Sim, não deu para jogar tanto quanto eu gostaria e na minha tentativa de fazer amigos, mesmo que não me lembre a real intenção da época, acredito que fiz aquilo para chamar atenção e ser aceito e quem sabe relembrado depois. De qualquer forma, senti um constrangimento indescritível, acho que as palavras que uso agora não seriam suficientes para explicar como me senti. A vergonha de todos notarem que aquilo que fiz foi baseado em algo errado, que eu nem tentei me justificar e principalmente o olhar do meu pai e do meu tio, aquele que mostra o quanto estão decepcionados com vocês. Bem, um dos meninos ali se despediu de mim: lembre-se dele.
E quem não fez amizades no Fliperama?
Depois, andei lentamente até em casa, meu pai não disse uma palavra e meu tio foi dando aquele velho e bom sermão sobre como é errado pegar dinheiro. E isso agora eu não lembrava, portanto fui à fonte, perguntei ao meu velho pai se ele tinha me batido, eu sinceramente, não lembrava disso, mas ele me deu o positivo para tal. E ele lembrava que não disse nada e que foram três cintadas enquanto eu estava encurralado entre os beliches no quarto. Mas não tem o que reclamar disso, eu mereci mesmo e já digo… CRIANÇAS, NUNCA PEGUEM DINHEIRO DO PAI DE VOCÊS PARA JOGAR FLIPERAMA. Se bem que hoje em dia esse conselho não é tão válido, pois os fliperamas a muito deixaram de existir.

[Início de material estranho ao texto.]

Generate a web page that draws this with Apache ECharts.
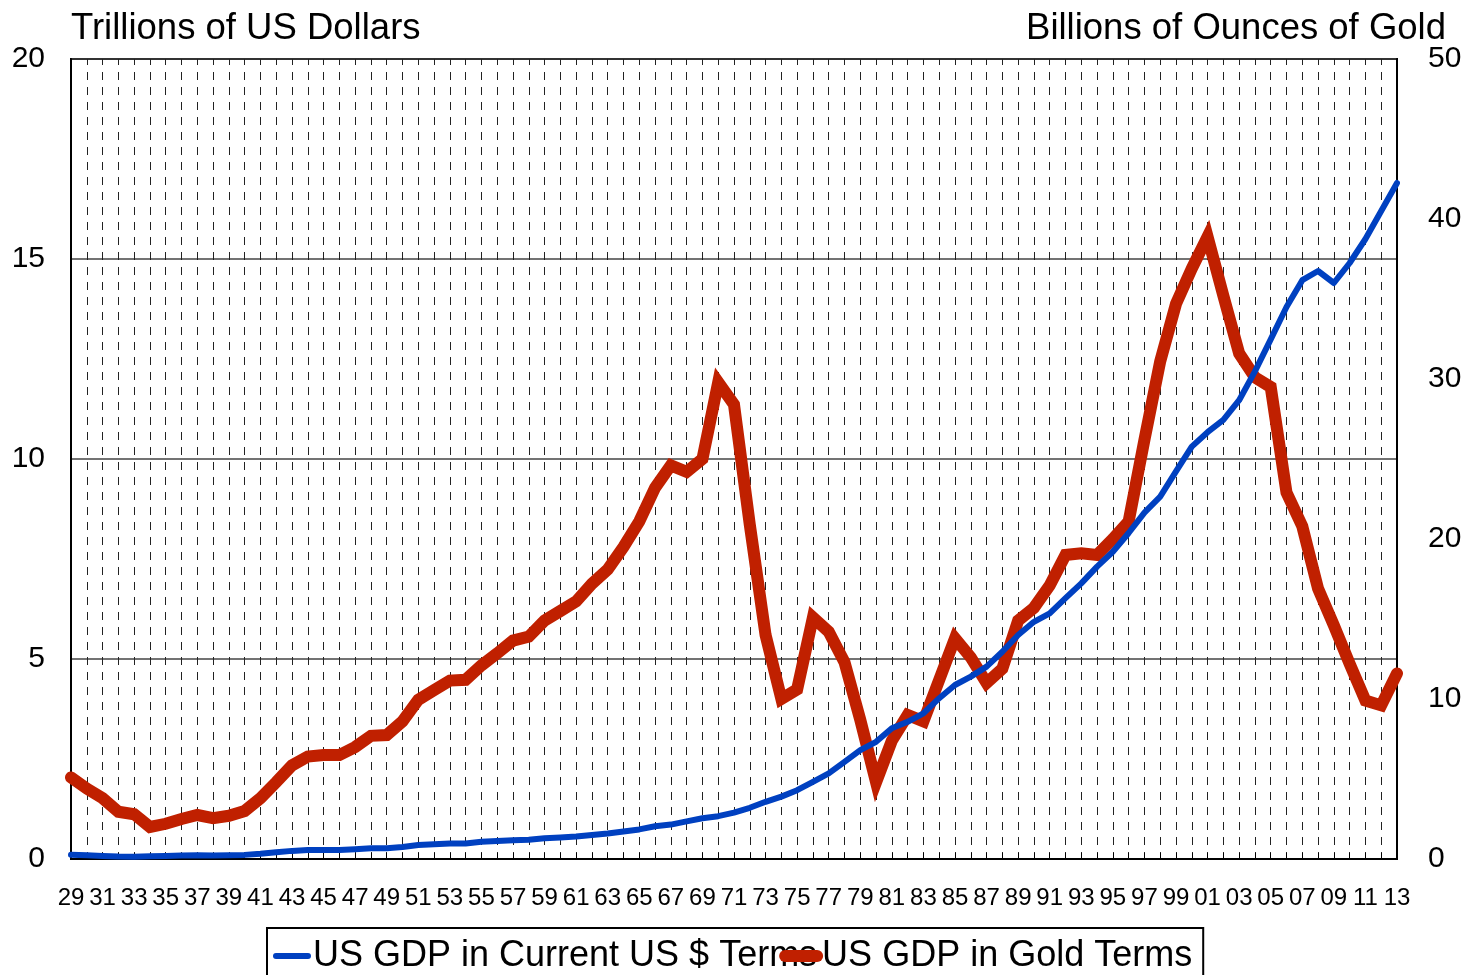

Lembro que chegamos numa sexta à noite, então isso era domingo e meu pai teria que subir no máximo terça, então fiquei meio que sob o olhar vigilante dos dois adultos presentes, apenas saindo para almoçar e jantar e nem sair do condomínio eu pude sair. Não me lembro de mais conversas, pois ainda sentia aquela vergonha e, claro, quando finalmente voltamos para São Paulo, meu pai contou o ocorrido para minha mãe, que primeiro me bateu com uma sandália e depois me abraçou. Minha mãe sempre fazia isso comigo, jeito estranho de me dar um corretivo, mas era dela que eu sentia medo de verdade.
Medo mesmo era da minha mãe
Agora eu vou ficando por aqui. Até a próxima ida até a Praia Grande, pois a partir de agora por um longo tempo esse foi o lugar pelo qual os fliperamas e os jogos entraram na minha vida.